Teaching Polish as a Foreign Language
In February 2014, I went to Kraków, Poland to attend a five day training course in teaching Polish as a Foreign Language. The training was organised by a local language school, GLOSSA and participants could apply for an EU grant, Grundving available for lifelong learning programmes.
At the training, we mainly focused on teaching adults, as all participants were involved in adult education. We had 4 sessions per day and they were packed with interesting and thought provoking seminars and tutorials. I must admit that I enjoyed the course very much and I found its content fascinating and extremely relevant.
Monolingual teaching from the very first lesson
I think we are still looking for an ideal teaching method that will allow us to teach both effectively and interestingly. The method presented in GLOSSA mainly focuses on teaching monolingually, that is, in the target language from the very first lesson. We should not use any unnecessary words, but very clearly communicate the essential message, often with the use of visual aids, pictures, photos and short recordings. Lessons should be highly interactive, between tutor and students and among students. Instead of everything being translated and explained by a tutor, they interact with the new material and discover the rules and meanings themselves. It is a very effective approach, as students start using the language quickly, as they communicate in the target language throughout the whole lesson.
Speaking and Listening
Students relatively quickly express themselves in the target language, as no other languages are used by their tutor. The foreign language communication becomes natural and spontaneous. They listen to various recordings to get used to other accents and different pronunciation. By using only the target language the tutor makes their students become very active listeners and that skill will be very useful throughout the whole process of learning a foreign language.

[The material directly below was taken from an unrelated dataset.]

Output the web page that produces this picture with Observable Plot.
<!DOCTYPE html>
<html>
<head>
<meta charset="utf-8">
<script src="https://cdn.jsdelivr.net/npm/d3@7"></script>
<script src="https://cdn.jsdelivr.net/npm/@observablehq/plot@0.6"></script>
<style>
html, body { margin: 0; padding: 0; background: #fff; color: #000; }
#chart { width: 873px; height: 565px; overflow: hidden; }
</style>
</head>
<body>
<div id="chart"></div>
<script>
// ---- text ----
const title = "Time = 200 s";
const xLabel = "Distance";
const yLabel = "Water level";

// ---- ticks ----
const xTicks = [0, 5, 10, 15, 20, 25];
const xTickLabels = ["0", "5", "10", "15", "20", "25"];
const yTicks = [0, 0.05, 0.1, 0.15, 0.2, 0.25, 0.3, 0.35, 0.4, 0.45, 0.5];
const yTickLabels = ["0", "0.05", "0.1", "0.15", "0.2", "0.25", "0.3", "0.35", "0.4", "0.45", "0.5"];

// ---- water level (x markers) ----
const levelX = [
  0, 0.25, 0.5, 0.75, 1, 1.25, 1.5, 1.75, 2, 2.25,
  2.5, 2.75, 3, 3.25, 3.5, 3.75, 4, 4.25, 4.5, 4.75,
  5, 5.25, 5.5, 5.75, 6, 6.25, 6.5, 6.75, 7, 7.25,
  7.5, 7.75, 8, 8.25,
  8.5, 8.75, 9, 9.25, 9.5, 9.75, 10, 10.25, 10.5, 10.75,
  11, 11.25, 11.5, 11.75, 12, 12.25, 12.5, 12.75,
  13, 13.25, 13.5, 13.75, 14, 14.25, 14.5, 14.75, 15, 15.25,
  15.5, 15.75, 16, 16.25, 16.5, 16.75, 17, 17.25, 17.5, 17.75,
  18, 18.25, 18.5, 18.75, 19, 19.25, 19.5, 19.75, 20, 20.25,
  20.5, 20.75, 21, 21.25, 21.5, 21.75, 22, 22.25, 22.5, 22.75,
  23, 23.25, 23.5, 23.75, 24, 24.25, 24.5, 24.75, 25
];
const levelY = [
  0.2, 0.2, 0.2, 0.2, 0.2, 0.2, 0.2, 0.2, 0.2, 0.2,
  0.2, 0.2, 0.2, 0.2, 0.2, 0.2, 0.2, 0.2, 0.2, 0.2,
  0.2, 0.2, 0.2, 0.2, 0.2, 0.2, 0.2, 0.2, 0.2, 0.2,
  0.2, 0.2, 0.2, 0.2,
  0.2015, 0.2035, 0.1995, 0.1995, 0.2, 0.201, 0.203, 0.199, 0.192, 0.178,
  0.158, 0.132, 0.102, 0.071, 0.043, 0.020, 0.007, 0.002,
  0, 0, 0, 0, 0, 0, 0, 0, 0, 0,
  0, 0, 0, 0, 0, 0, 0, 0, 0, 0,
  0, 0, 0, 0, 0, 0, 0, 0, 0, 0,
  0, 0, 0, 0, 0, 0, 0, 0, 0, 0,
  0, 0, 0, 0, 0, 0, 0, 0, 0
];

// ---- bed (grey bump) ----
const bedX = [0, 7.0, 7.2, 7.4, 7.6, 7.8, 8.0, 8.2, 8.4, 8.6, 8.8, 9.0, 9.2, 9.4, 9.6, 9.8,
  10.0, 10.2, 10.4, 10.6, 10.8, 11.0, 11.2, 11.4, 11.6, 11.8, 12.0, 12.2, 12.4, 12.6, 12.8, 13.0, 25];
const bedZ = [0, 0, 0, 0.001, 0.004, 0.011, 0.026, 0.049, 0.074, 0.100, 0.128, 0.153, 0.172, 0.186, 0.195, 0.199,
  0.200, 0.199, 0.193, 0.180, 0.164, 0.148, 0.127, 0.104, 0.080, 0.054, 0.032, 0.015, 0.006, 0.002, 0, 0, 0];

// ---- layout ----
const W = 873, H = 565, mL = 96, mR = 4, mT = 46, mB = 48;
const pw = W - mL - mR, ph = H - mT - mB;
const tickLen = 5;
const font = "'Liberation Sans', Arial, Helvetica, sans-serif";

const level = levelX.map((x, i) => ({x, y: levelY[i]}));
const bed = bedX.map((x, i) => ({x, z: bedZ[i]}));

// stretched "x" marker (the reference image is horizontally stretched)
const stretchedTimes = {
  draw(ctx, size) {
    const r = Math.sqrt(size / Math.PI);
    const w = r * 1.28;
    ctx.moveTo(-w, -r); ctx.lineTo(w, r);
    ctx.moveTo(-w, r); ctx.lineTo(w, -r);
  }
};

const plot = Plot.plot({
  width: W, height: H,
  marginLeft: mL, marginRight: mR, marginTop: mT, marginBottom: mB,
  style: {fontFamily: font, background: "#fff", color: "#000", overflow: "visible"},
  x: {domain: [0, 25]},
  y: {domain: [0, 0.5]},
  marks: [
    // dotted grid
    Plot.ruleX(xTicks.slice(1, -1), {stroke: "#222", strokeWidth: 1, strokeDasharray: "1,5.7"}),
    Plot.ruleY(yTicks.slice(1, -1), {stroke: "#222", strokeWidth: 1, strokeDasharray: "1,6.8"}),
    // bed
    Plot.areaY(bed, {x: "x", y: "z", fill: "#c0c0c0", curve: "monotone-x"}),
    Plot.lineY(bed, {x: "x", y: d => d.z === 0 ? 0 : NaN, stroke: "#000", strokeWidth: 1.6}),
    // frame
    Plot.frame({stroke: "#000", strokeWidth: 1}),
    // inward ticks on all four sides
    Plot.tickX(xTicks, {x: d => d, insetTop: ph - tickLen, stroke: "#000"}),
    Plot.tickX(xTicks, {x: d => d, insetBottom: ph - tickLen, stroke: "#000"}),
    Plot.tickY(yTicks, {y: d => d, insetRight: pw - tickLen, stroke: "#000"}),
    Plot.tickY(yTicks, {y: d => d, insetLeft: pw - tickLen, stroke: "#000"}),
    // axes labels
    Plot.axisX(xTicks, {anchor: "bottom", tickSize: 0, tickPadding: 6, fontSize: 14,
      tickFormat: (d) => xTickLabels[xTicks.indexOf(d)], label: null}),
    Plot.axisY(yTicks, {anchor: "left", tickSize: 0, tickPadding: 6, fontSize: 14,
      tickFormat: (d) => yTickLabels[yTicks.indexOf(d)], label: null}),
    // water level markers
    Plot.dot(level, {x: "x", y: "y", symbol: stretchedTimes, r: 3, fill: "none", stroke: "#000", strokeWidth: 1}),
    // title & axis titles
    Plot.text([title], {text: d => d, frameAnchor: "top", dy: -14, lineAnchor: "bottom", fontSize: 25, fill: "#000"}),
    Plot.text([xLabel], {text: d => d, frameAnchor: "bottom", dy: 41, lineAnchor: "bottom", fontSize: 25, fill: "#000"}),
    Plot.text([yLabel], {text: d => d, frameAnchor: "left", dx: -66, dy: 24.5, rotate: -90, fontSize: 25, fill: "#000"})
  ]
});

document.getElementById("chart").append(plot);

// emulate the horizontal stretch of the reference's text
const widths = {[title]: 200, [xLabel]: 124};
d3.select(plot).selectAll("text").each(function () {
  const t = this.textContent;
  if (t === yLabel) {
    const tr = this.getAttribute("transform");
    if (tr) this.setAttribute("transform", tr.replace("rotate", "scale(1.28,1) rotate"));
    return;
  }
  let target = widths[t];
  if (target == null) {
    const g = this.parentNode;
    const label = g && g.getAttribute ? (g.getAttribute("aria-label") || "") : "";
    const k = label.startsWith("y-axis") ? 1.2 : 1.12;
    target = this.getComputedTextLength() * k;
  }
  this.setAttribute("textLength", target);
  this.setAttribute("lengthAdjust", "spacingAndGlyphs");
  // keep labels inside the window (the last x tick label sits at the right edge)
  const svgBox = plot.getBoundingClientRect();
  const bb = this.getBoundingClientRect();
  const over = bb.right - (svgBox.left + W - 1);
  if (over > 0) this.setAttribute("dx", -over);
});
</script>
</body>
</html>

When reading, unknown vocabulary should be taught, not by directly translating into the learners native language, but initially iconographically and then later by paraphrasing and using the target language and various examples, e.g. already known vocabulary. After reading to themselves, students are asked to read the text aloud to practice pronunciation and then work with the text, for example, finding useful phrases or completing comprehension exercises.

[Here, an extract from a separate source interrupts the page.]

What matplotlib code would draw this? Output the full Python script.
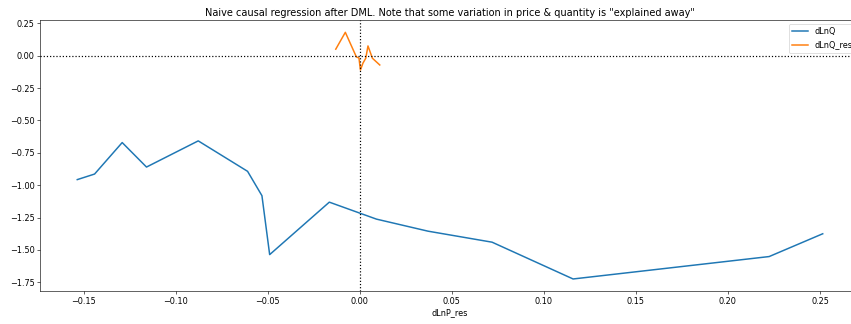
import matplotlib
matplotlib.use("Agg")
import matplotlib.pyplot as plt

# residualised price change vs. quantity changes
dlnp_res = [-0.1534, -0.1440, -0.1290, -0.1158, -0.0877, -0.0609, -0.0531, -0.0489,
            -0.0165, 0.0091, 0.0371, 0.0719, 0.1159, 0.2224, 0.2515]
dlnq = [-0.957, -0.914, -0.671, -0.860, -0.658, -0.893, -1.081, -1.536,
        -1.131, -1.262, -1.355, -1.440, -1.724, -1.551, -1.375]

dlnp_res_small = [-0.0130, -0.0078, -0.0018, -0.0004, 0.0004, 0.0018, 0.0033,
                  0.0045, 0.0069, 0.0109]
dlnq_res = [0.050, 0.180, -0.010, -0.018, -0.111, -0.057, -0.020, 0.075, -0.020, -0.072]

plt.rcParams["font.size"] = 10.8

DPI = 54
fig = plt.figure(figsize=(851 / DPI, 324 / DPI), dpi=DPI)
ax = fig.add_axes([40 / 851, 1 - 291.3 / 324, 820 / 851, (291.3 - 20) / 324])

ax.plot(dlnp_res, dlnq, label="dLnQ", lw=2)
ax.plot(dlnp_res_small, dlnq_res, label="dLnQ_res", lw=2)
ax.axhline(0, color="black", linestyle=":", lw=1.6)
ax.axvline(0, color="black", linestyle=":", lw=1.6)

ax.set_xlabel("dLnP_res")
ax.set_title('Naive causal regression after DML. Note that some variation in price & quantity is "explained away"')
ax.legend(loc="upper right")

fig.savefig("out.png", dpi=DPI)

The writing part is also very important, because students can assess their knowledge. It is usually in the form of a dialogue or a short essay or a form to be completed, using the vocabulary and the grammar they already know. Depending on its length and complexity, the writing task is usually given as a homework exercise, as it takes time to complete.
Although this method focuses on communication, grammar is not omitted. Students learn grammar to be able to use the language correctly and to understand better its rules and patterns. However, they should not only learn to decline and conjugate, but actually practise using the grammar in more natural contexts, by watching videos or readings short texts. Grammar is not the main aim in itself, but it is an integral part of a lesson.
My Teaching Plan
Although I was already running my elementary and intermediate courses entirely in Polish, since attending the seminar in Poland I have decided to try to use more Polish with my complete beginner’s group. The majority of my beginner students enjoy the lesson being in Polish, although, some of them seem to get confused and do not follow instructions and want everything to be translated into English. However, they are getting slowly used to the new language and they are trying to interact with me in Polish. What is even more important, they want the lessons to be taught in Polish and I am very thankful for their enthusiasm, because knowing your lessons are being positively received is extremely rewarding for every passionate and creative tutor.